Briesacher v. Specialized Restoration & Construction, Inc.

Judge, RILEY,

concurring in part and dissenting in part with separate opinion.

Because we reverse the trial court on the issue of duty and remand for further proceedings, I would address Scott Lem-mons’ contention that he cannot be held personally liable for the acts of Lemmons Masonry. The trial court found that no duty was owed to Briesacher and made no findings on the individual liability of Scott Lemmons. The Briesachers appealed the trial court’s order and addressed in their Appellants’ Brief the rationale relied upon by the trial court to award summary judgment to both Lemmons Masonry and Scott Lemmons personally. Thereafter, Lem-mons Masonry and Scott Lemmons argued in their Appellees’ Brief, among other things, that Scott Lemmons could not be held individually liable. The Briesachers argued in their Reply Brief that Scott Lemmons could be held individually liable, an argument that they had preserved before the trial court. Since Indiana law strongly prefers disposition of cases on their merits, and not to erect procedural obstacles to their presentation, I would consider the Briesachers’ arguments on their merits. See Lindsey v.
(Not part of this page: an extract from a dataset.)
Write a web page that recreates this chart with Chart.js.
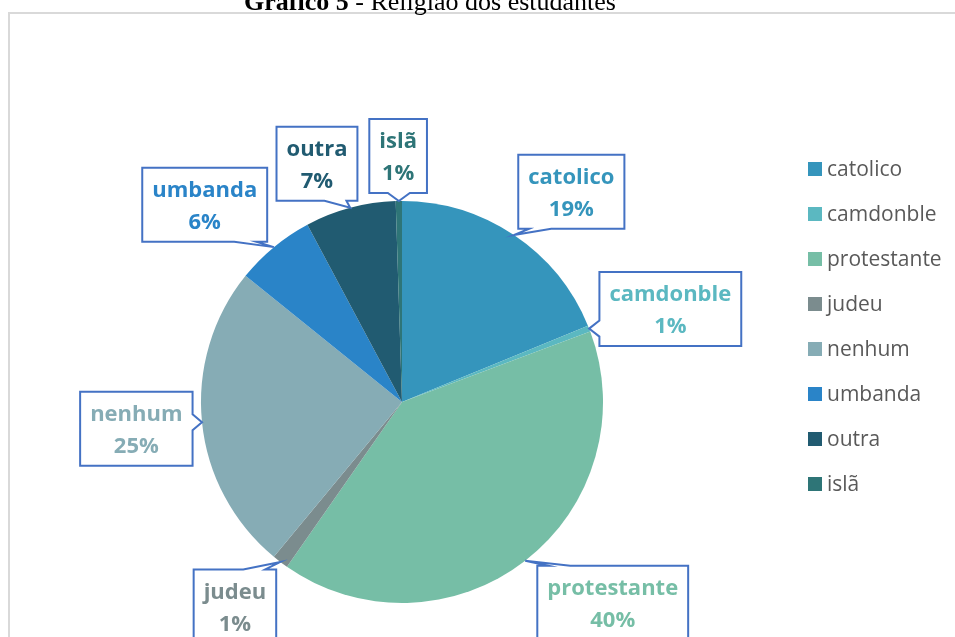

De Groot Dairy, LLC, 867 N.E.2d 602, 605 (Ind.Ct.App.2007), trans. denied.

The Briesachers contend that Scott Lemmons is personally liable to the extent that he received assets from Specialized Construction upon the corporation’s liquidation. Indiana Code section 23-1-45-7(d), provides:

A claim may be enforced under this section:
(1) against the dissolved corporation, to the extent of its undistributed assets; or
(2) if the assets have been distributed in liquidation, against a shareholder of the dissolved corporation to the extent of the shareholder’s pro rata share of the claim or the corporate assets distributed to the shareholder in liquidation, which ever is less, but a shareholder’s total liability for all claims under this section may not exceed the total amount of assets distributed to the shareholder.

Briesachers presented evidence to the trial court that Lemmons Masonry was voluntarily dissolved on or about November 14, 2005. I would conclude from the plain language of I.C. § 23-l-45-7(d) that *197Briesacher can pursue his claim for negligence against both Lemmons Masonry and Scott Lemmons to the extent allowed by this statute. Therefore, I would reverse the grant of summary judgment to Scott Lemmons individually because he may be held personally liable, even if to a limited extent.

ORDER

On March 4, 2008, the Court handed down its opinion in this appeal marked Memorandum Decision, Not for Publication. The Appellants, by counsel, have filed a Motion to Publish Memorandum Decision. The Appellants state that this decision clarifies a rule of law and involves a legal and factual issue of unique interest and substantial public importance.

Having considered the matter, the Court FINDS AND ORDERS AS FOLLOWS:

1.The Appellant’s Motion to Publish Memorandum Decision is GRANTED and this Court’s opinion heretofore handed down in this cause on March 4, 2008, marked Memorandum Decision, Not for Publication is now ORDERED PUBLISHED.

Sharpnack and Friedlander, JJ., concur.

Riley, J., would deny the motion to publish.